Five SAP Cyber Hygiene Practices to Protect Your Enterprise’s Sustainability Goals
- Think Cloud First for Your SAP Needs
- Thinking cloud first for your SAP needs not only helps you reduce costs down the line, but it also gives you a more secured and compliant landscape. This is probably the most important move for IT that will contribute to your sustainability goals.
- Moving to the cloud is more cost-effective. It allows you to scale while sharing underlying infrastructure and even utility bills with other enterprises.
- Moving to the cloud also allows your company to benefit from sustainability efforts from public cloud companies, where they use renewable energy and efficient hardware and equipment, which may be more difficult to access on your own.
- Protect Your Keys
- In today’s world, ransomware is in the news every day. No one is spared, no matter what you do or how big of an enterprise you are. To meet cybersecurity needs, you must protect your critical SAP applications, backup servers, and even your encryption keys.
- Remember, a ransomware attack can be the biggest threat to your enterprise. It can easily derail your organization’s efforts toward sustainability.
- The rule of thumb is to back up your critical SAP applications, databases, and servers regularly. Be sure to keep multiple copies in multiple places. More importantly, remember to protect your keys and never keep your encryption keys where your data or backup is.
- You should probably use your own customer-managed keys and rotate them regularly. That way, even if bad actors get access to your data and backups, it is still useless for them, and you can easily recover from any potential ransomware attack.
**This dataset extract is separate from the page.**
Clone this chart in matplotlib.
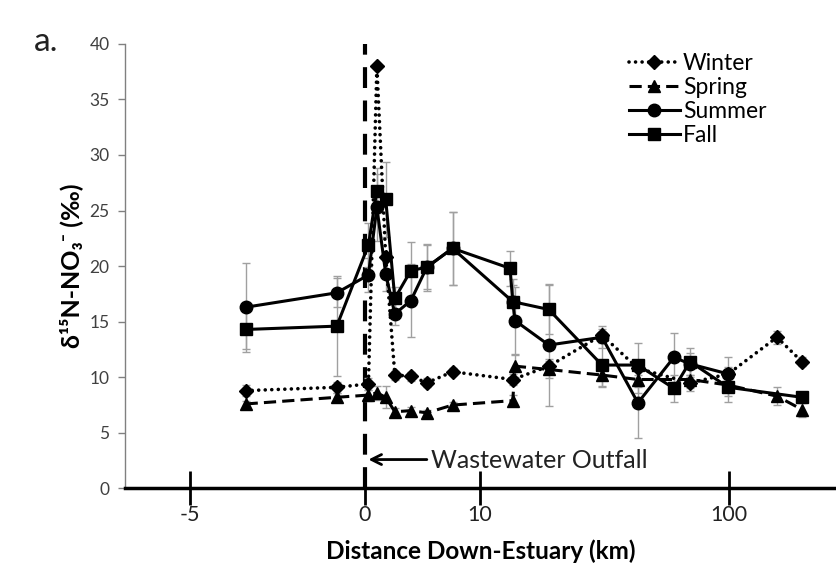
import numpy as np
import matplotlib
matplotlib.use("Agg")
import matplotlib.pyplot as plt

plt.rcParams['font.family'] = ['Lato', 'DejaVu Sans']

# distance down-estuary (km) and d15N-NO3 values
winter_x = [-3.4, -0.8, 0.01, 0.11, 0.33, 0.68, 1.6, 2.9, 5.8, 16.5, 25.5, 42.4, 56.2, 79.7, 99.5, 128, 144]
winter_y = [8.8, 9.1, 9.4, 38.0, 20.8, 10.2, 10.1, 9.5, 10.5, 9.8, 11.0, 13.8, 10.8, 9.5, 10.3, 13.6, 11.4]
winter_err = [0.5, 0.5, 0.5, 0, 0, 0.4, 0.4, 0.4, 0.3, 0.5, 0.6, 0.5, 0.6, 0.5, 0.6, 0.6, 0.4]

spring_x = [-3.4, -0.8, 0.01, 0.11, 0.33, 0.68, 1.6, 2.9, 5.8, 16.5, 17.0, 25.5, 42.4, 56.2, 79.7, 99.5, 128, 144]
spring_y = [7.6, 8.2, 8.4, 8.6, 8.2, 6.9, 7.0, 6.8, 7.5, 7.9, 11.0, 10.7, 10.2, 9.8, 9.8, 9.3, 8.3, 7.1]
spring_err = [0.3, 0.4, 0.5, 0.6, 1.0, 0.3, 0.3, 0.3, 0.3, 0.5, 1.0, 0.8, 1.0, 1.2, 1.0, 1.0, 0.8, 0.7]

summer_x = [-3.4, -0.8, 0.01, 0.11, 0.33, 0.68, 1.6, 2.9, 5.8, 16.5, 17.0, 25.5, 42.4, 56.2, 72, 79.7, 99.5]
summer_y = [16.3, 17.6, 19.2, 25.3, 19.3, 15.7, 16.9, 19.9, 21.6, 16.8, 15.1, 12.9, 13.6, 7.7, 11.8, 11.2, 10.3]
summer_err = [4.0, 1.3, 1.5, 3.0, 1.5, 1.0, 3.3, 2.0, 3.3, 1.5, 3.0, 5.5, 1.0, 3.2, 2.2, 1.0, 1.5]

fall_x = [-3.4, -0.8, 0.01, 0.11, 0.33, 0.68, 1.6, 2.9, 5.8, 15.9, 16.5, 25.5, 42.4, 56.2, 72, 79.7, 99.5, 144]
fall_y = [14.3, 14.6, 21.9, 26.8, 26.0, 17.1, 19.6, 19.9, 21.6, 19.8, 16.8, 16.1, 11.1, 11.1, 9.0, 11.4, 9.1, 8.2]
fall_err = [1.8, 4.5, 2.0, 2.0, 3.4, 1.0, 2.6, 2.1, 3.3, 1.6, 2.0, 2.2, 2.0, 2.0, 1.2, 1.2, 1.3, 0.5]

xticks = [-5, 0, 10, 100]
yticks = [0, 5, 10, 15, 20, 25, 30, 35, 40]


# linear upstream of the outfall, square-root stretched downstream
def fwd(x):
    x = np.asarray(x, dtype=float)
    return np.where(x >= 0, np.sqrt(np.abs(x)), 0.962 * x)


def inv(u):
    u = np.asarray(u, dtype=float)
    return np.where(u >= 0, u ** 2, u / 0.962)


fig = plt.figure(figsize=(8.37, 5.76), dpi=100)
ax = fig.add_axes([0.149, 0.152, 0.851, 0.772])
ax.set_xscale('function', functions=(fwd, inv))
ax.set_xlim(-6.85, 168)
ax.set_ylim(0, 40)

series = [
    ("Winter", winter_x, winter_y, winter_err, 'D', (0, (0.01, 1.8)), 7),
    ("Spring", spring_x, spring_y, spring_err, '^', (0, (4, 2)), 8),
    ("Summer", summer_x, summer_y, summer_err, 'o', '-', 9),
    ("Fall", fall_x, fall_y, fall_err, 's', '-', 8.5),
]

for name, x, y, e, m, ls, ms in series:
    ax.errorbar(x, y, yerr=e, fmt='none', ecolor='#a0a0a0', elinewidth=1,
                capsize=3, capthick=1, zorder=2)
for name, x, y, e, m, ls, ms in series:
    ax.plot(x, y, linestyle=ls, marker=m, color='black',
            lw=2.6 if name == "Winter" else 2.2,
            markersize=ms, label=name, zorder=3,
            dash_capstyle='round' if name == "Winter" else 'butt')

ax.axvline(0, color='black', lw=3, linestyle=(0, (5, 3)), zorder=1)

ax.annotate("", xy=(0.01, 2.6), xytext=(2.9, 2.6),
            arrowprops=dict(arrowstyle='->', color='black', lw=2,
                            mutation_scale=18, shrinkA=0, shrinkB=0))
ax.text(3.3, 2.5, "Wastewater Outfall", fontsize=18, color='#222222',
        va='center', ha='left')

for s in ['top', 'right']:
    ax.spines[s].set_visible(False)
ax.spines['left'].set_color('#808080')
ax.spines['left'].set_linewidth(1)
ax.spines['bottom'].set_linewidth(2.5)
ax.spines['bottom'].set_color('black')

ax.set_yticks(yticks)
ax.tick_params(axis='y', direction='out', length=5, width=1, color='#808080',
               labelsize=12.5, labelcolor='#404040', pad=6)
ax.set_xticks(xticks)
ax.set_xticklabels([str(t) for t in xticks])
ax.tick_params(axis='x', direction='inout', length=24, width=2, color='black',
               labelsize=15.5, labelcolor='#222222', pad=0)
ax.xaxis.set_minor_locator(matplotlib.ticker.NullLocator())

ax.set_xlabel("Distance Down-Estuary (km)", fontsize=17.5, fontweight='bold',
              labelpad=10)
ax.set_ylabel("δ¹⁵N-NO₃⁻ (‰)", fontsize=18, fontweight='bold')
ax.yaxis.set_label_coords(-0.058, 0.5)

fig.text(0.040, 0.912, "a.", fontsize=24, color='#222222')

leg = ax.legend(loc='upper right', bbox_to_anchor=(0.93, 1.025), frameon=False,
                fontsize=16.5, handlelength=2.2, handletextpad=0.15,
                labelspacing=0.12)

fig.savefig("out.png", dpi=100)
- Think Beyond Traditional SAP Security
- For all SAP security insiders protecting your organization’s critical SAP applications and infrastructure, now is the time to look beyond traditional SAP Security, which was previously limited to user/roles, access control, GRC, and compliance.
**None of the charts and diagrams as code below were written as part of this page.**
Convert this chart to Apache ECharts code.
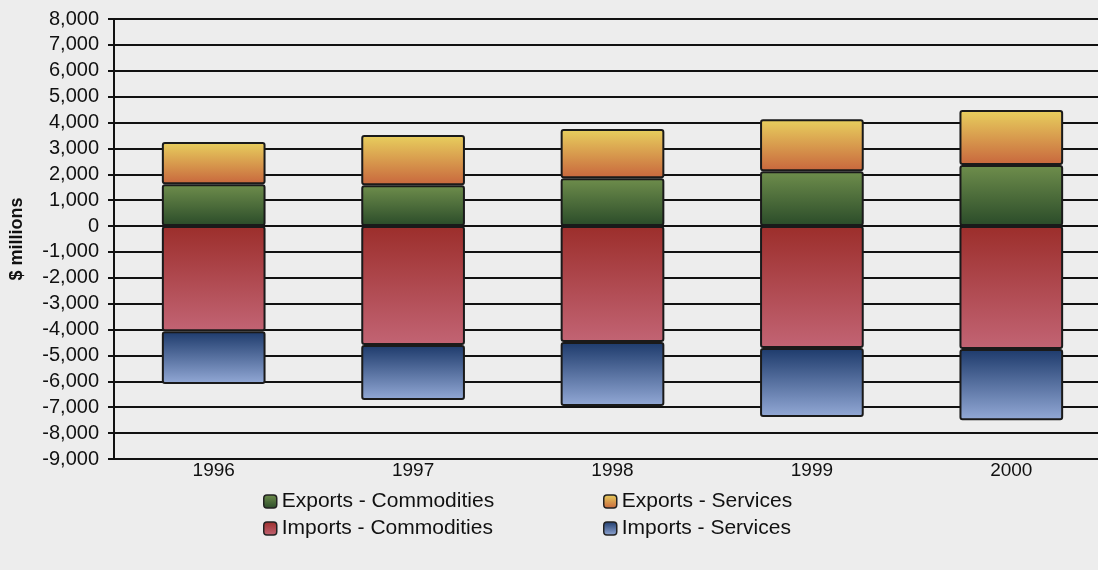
<!DOCTYPE html>
<html>
<head>
<meta charset="utf-8">
<script src="https://cdn.jsdelivr.net/npm/echarts@6/dist/echarts.min.js"></script>
<style>
  html, body { margin: 0; padding: 0; background: #ededed; overflow: hidden; }
  /* plot runs past the right edge in the original, so the canvas is a bit wider than the window */
  #chart { width: 1111px; height: 570px; }
</style>
</head>
<body>
<div id="chart"></div>
<script>
var years = ['1996', '1997', '1998', '1999', '2000'];
var exportsCommodities = [1620, 1580, 1850, 2120, 2360];
var exportsServices = [1630, 1940, 1900, 2010, 2120];
var importsCommodities = [-4060, -4600, -4480, -4710, -4750];
var importsServices = [-2040, -2120, -2470, -2670, -2750];
var yTicks = { min: -9000, max: 8000, step: 1000 };

// vertical gradients, top colour first
function grad(top, bottom) {
  return new echarts.graphic.LinearGradient(0, 0, 0, 1, [
    { offset: 0, color: top },
    { offset: 1, color: bottom }
  ]);
}

var colGreen = grad('#6f8e4c', '#2a4b29');
var colOrange = grad('#e8d05e', '#c8663d');
var colRed = grad('#9c2e2b', '#c26474');
var colBlue = grad('#1d3a6b', '#93a9d6');

var barStyle = function (c) {
  return { color: c, borderColor: '#1a1a1a', borderWidth: 2, borderRadius: 2 };
};

var chart = echarts.init(document.getElementById('chart'));

var legendText = { fontFamily: 'Liberation Sans', fontSize: 21, lineHeight: 21, color: '#111' };
var legendIcon = { borderColor: '#222', borderWidth: 1.5 };

chart.setOption({
  backgroundColor: '#ededed',
  animation: false,
  textStyle: { fontFamily: 'Liberation Sans' },
  grid: { left: 114, top: 19, right: 0, height: 440 },
  legend: [
    {
      orient: 'vertical', left: 258, top: 486, itemGap: 6,
      icon: 'roundRect', itemWidth: 13, itemHeight: 13,
      textStyle: legendText,
      data: [
        { name: 'Exports - Commodities', itemStyle: legendIcon },
        { name: 'Imports - Commodities', itemStyle: legendIcon }
      ]
    },
    {
      orient: 'vertical', left: 598, top: 486, itemGap: 6,
      icon: 'roundRect', itemWidth: 13, itemHeight: 13,
      textStyle: legendText,
      data: [
        { name: 'Exports - Services', itemStyle: legendIcon },
        { name: 'Imports - Services', itemStyle: legendIcon }
      ]
    }
  ],
  xAxis: {
    type: 'category',
    data: years,
    axisLine: { onZero: false, show: false },
    axisTick: { show: false },
    axisLabel: { fontSize: 19, color: '#111', margin: 2, fontFamily: 'Liberation Sans' }
  },
  yAxis: {
    type: 'value',
    min: yTicks.min,
    max: yTicks.max,
    interval: yTicks.step,
    name: '$ millions',
    nameLocation: 'middle',
    nameRotate: 90,
    nameGap: 88,
    nameTextStyle: { fontFamily: 'Liberation Sans', fontWeight: 'bold', fontSize: 18, color: '#111' },
    axisLine: { show: true, lineStyle: { color: '#111', width: 2 } },
    axisTick: { show: true, length: 6, lineStyle: { color: '#111', width: 2 } },
    splitLine: { show: true, lineStyle: { color: '#111', width: 2 } },
    axisLabel: {
      fontSize: 20, color: '#111', margin: 15, fontFamily: 'Liberation Sans',
      formatter: function (v) { return echarts.format.addCommas(v); }
    }
  },
  series: [
    { name: 'Exports - Commodities', type: 'bar', stack: 'all', barWidth: '52%',
      itemStyle: barStyle(colGreen), data: exportsCommodities },
    { name: 'Exports - Services', type: 'bar', stack: 'all', barWidth: '52%',
      itemStyle: barStyle(colOrange), data: exportsServices },
    { name: 'Imports - Commodities', type: 'bar', stack: 'all', barWidth: '52%',
      itemStyle: barStyle(colRed), data: importsCommodities },
    { name: 'Imports - Services', type: 'bar', stack: 'all', barWidth: '52%',
      itemStyle: barStyle(colBlue), data: importsServices }
  ]
});
</script>
</body>
</html>
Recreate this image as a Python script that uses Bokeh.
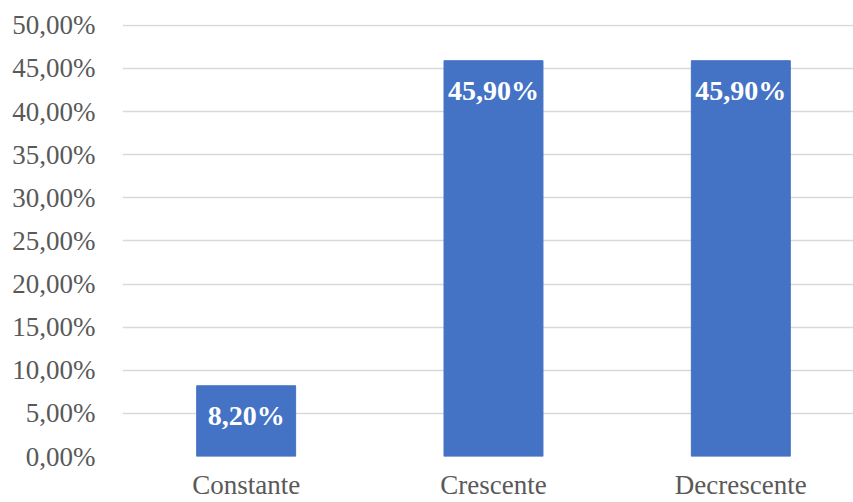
from bokeh.plotting import figure
from bokeh.models import Range1d, FixedTicker, ColumnDataSource
from bokeh.core.properties import value
from bokeh.embed import file_html
from bokeh.resources import INLINE

categories = ["Constante", "Crescente", "Decrescente"]
values = [8.20, 45.90, 45.90]
value_labels = ["8,20%", "45,90%", "45,90%"]
y_ticks = [0, 5, 10, 15, 20, 25, 30, 35, 40, 45, 50]
y_tick_labels = ["0,00%", "5,00%", "10,00%", "15,00%", "20,00%", "25,00%",
                 "30,00%", "35,00%", "40,00%", "45,00%", "50,00%"]

xs = list(range(len(categories)))
src = ColumnDataSource(dict(x=xs, top=values, label=value_labels))

p = figure(width=853, height=502, output_backend="svg", toolbar_location=None,
           x_range=Range1d(-0.5, 2.4556), y_range=Range1d(0, 50.1),
           min_border_left=122, min_border_right=0, min_border_top=24, min_border_bottom=0)
p.outline_line_color = None
p.background_fill_color = "white"
p.border_fill_color = "white"

p.vbar(x="x", top="top", bottom=0, width=0.4, color="#4472C4", source=src)
p.text(x="x", y="top", text="label", source=src, text_color="white",
       text_font=value("Liberation Serif"), text_font_style="bold",
       text_font_size="28px", text_align="center", text_baseline="middle", y_offset=30)

p.xgrid.grid_line_color = None
p.ygrid.grid_line_color = "#D9D9D9"
p.ygrid.grid_line_width = 1.3
p.yaxis.ticker = FixedTicker(ticks=y_ticks)
p.yaxis.major_label_overrides = {t: l for t, l in zip(y_ticks, y_tick_labels)}
p.xaxis.ticker = FixedTicker(ticks=xs)
p.xaxis.major_label_overrides = {x: c for x, c in zip(xs, categories)}

for ax in (p.xaxis[0], p.yaxis[0]):
    ax.axis_line_color = None
    ax.major_tick_line_color = None
    ax.minor_tick_line_color = None
    ax.major_label_text_font = "Liberation Serif"
    ax.major_label_text_font_size = "27px"
    ax.major_label_text_color = "#595959"
p.yaxis.major_label_standoff = 21
p.xaxis.major_label_standoff = 7

open("out.html", "w").write(file_html(p, INLINE))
- If you don’t cover all aspect of cyber for your SAP landscape, it will be very hard to protect your business from risks. These can easily disrupt your organization’s business goals such as sustainability.
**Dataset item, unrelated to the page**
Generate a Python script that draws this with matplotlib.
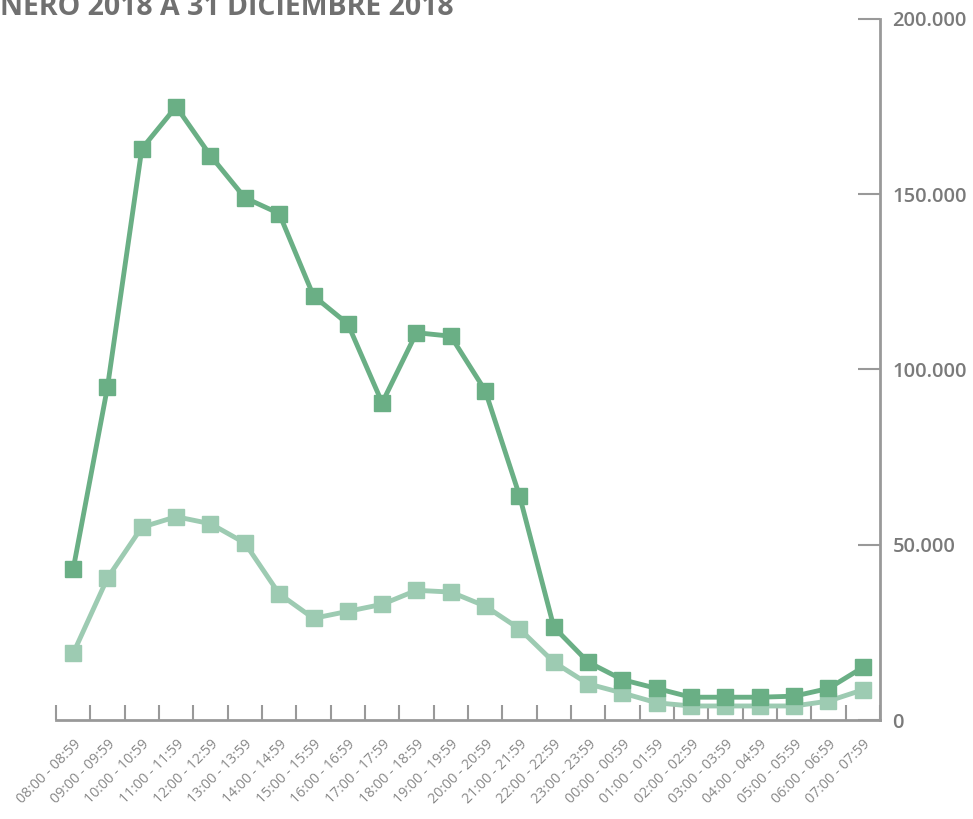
import numpy as np
from matplotlib import pyplot as plt
from matplotlib.ticker import FuncFormatter

hours = ["08:00 - 08:59", "09:00 - 09:59", "10:00 - 10:59", "11:00 - 11:59",
         "12:00 - 12:59", "13:00 - 13:59", "14:00 - 14:59", "15:00 - 15:59",
         "16:00 - 16:59", "17:00 - 17:59", "18:00 - 18:59", "19:00 - 19:59",
         "20:00 - 20:59", "21:00 - 21:59", "22:00 - 22:59", "23:00 - 23:59",
         "00:00 - 00:59", "01:00 - 01:59", "02:00 - 02:59", "03:00 - 03:59",
         "04:00 - 04:59", "05:00 - 05:59", "06:00 - 06:59", "07:00 - 07:59"]
serie_a = [43000, 95000, 163000, 175000, 161000, 149000, 144500, 121000,
           113000, 90500, 110500, 109500, 94000, 64000, 26500, 16500,
           11500, 9000, 6500, 6500, 6500, 6800, 9000, 15000]
serie_b = [19000, 40500, 55000, 58000, 56000, 50500, 36000, 29000,
           31000, 33000, 37000, 36500, 32500, 26000, 16500, 10300,
           7700, 4900, 4000, 4000, 4000, 4000, 5400, 8600]
title = "NERO 2018 A 31 DICIEMBRE 2018"

dark = "#6aaf85"
light = "#9dcbb2"
grey = "#999999"
text_grey = "#7a7a7a"

fig = plt.figure(figsize=(9.73, 8.19), dpi=100)
ax = fig.add_axes([56 / 973, 99 / 819, 824 / 973, 701 / 819])
x = np.arange(len(hours))

ax.plot(x, serie_b, color=light, lw=3.5, marker="s", ms=12, zorder=3)
ax.plot(x, serie_a, color=dark, lw=3.5, marker="s", ms=12, zorder=4)

ax.set_xlim(-0.5, len(hours) - 0.5)
ax.set_ylim(0, 200000)

for s in ("left", "top"):
    ax.spines[s].set_visible(False)
for s in ("bottom", "right"):
    ax.spines[s].set_color(grey)
    ax.spines[s].set_linewidth(2)

ax.yaxis.tick_right()
ax.set_yticks([0, 50000, 100000, 150000, 200000])
ax.yaxis.set_major_formatter(FuncFormatter(lambda v, p: "{:,.0f}".format(v).replace(",", ".")))
ax.tick_params(axis="y", direction="in", length=16, width=1.5, color=grey, pad=9,
               labelsize=14.5, labelcolor=text_grey)
for lab in ax.get_yticklabels():
    lab.set_fontfamily("Open Sans")
    lab.set_fontweight(600)

ax.set_xticks(x)
ax.set_xticklabels(hours, rotation=45, ha="right", rotation_mode="anchor",
                   fontsize=10.2, color="#888888", family="Open Sans")
ax.tick_params(axis="x", which="major", length=0, pad=12)
ax.set_xticks(np.arange(len(hours) + 1) - 0.5, minor=True)
ax.tick_params(axis="x", which="minor", direction="in", length=11, width=1.5, color=grey)

fig.text(0.0, 1.008, title, ha="left", va="top", fontsize=20.5, fontweight="bold",
         color="#707070", family="Open Sans")

fig.savefig("out.png", dpi=100)
plt.close("all")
- In the new technological landscape, nothing is ever internal only or running on a secure system—including SAP. You need to start adding security programs like Vulnerability Management, Threat Monitoring, Logging and Monitoring, and Infrastructure Security for your SAP landscape.
- You can look into SAP’s own tools like ETD (Enterprise Threat Detection) or third-party vendors like Onapsis to do most of these cyber activities. You can also integrate into your SIEM programs like Splunk, etc. This will ensure that your Cyber SOC (Security Operation Center) team has visibility within SAP and your organization is protected against modern threats.
- Patch Your Systems
- Protecting critical SAP systems to assist with sustainability efforts revolves around having a good patch management process.
- The patch management process should include a comprehensive policy and procedures to cover emergency patching and routine/recurring patching. It should also include all layers (Application, Database, Operating System, etc.) of SAP. It should not be limited to the application layer only.
- All SAP Cybersecurity insiders, please make sure that you include SAP Monthly Patch Days (every second Tuesday of the month) into your process and have a tool to confirm a security vulnerability has been remediated via patch. Tools like SAP Enterprise Threat Detection (ETD) and Onapsis, as discussed earlier, can help you there.
- Automation and Reporting Are Key
- If you are not automating processes, you are indeed putting your organization at risk. That can impact its business goals like sustainability.
- Organizations should rely on automation to scan critical SAP systems against known vulnerabilities, use infrastructure as code to manage resources to avoid human errors, and use Intrusion Prevention System (IPS) or Intrusion Detection system (IDS) to protect against threats and known signatures.
- You also need to make sure you have a robust reporting and dashboard mechanism to give your cyber and business leaders full visibility into your SAP Cybersecurity Posture. That way, leaders can focus on gaps and risks and take corrective actions.
Conclusion
To summarize, the five hygiene steps will appear to be basic SAP cybersecurity measures we already should be doing. Our goal was to offer perspective from a tech and business risk/reward perspective. That way, technology can work hand-in-hand with business and help organizations achieve their business goals—including sustainability.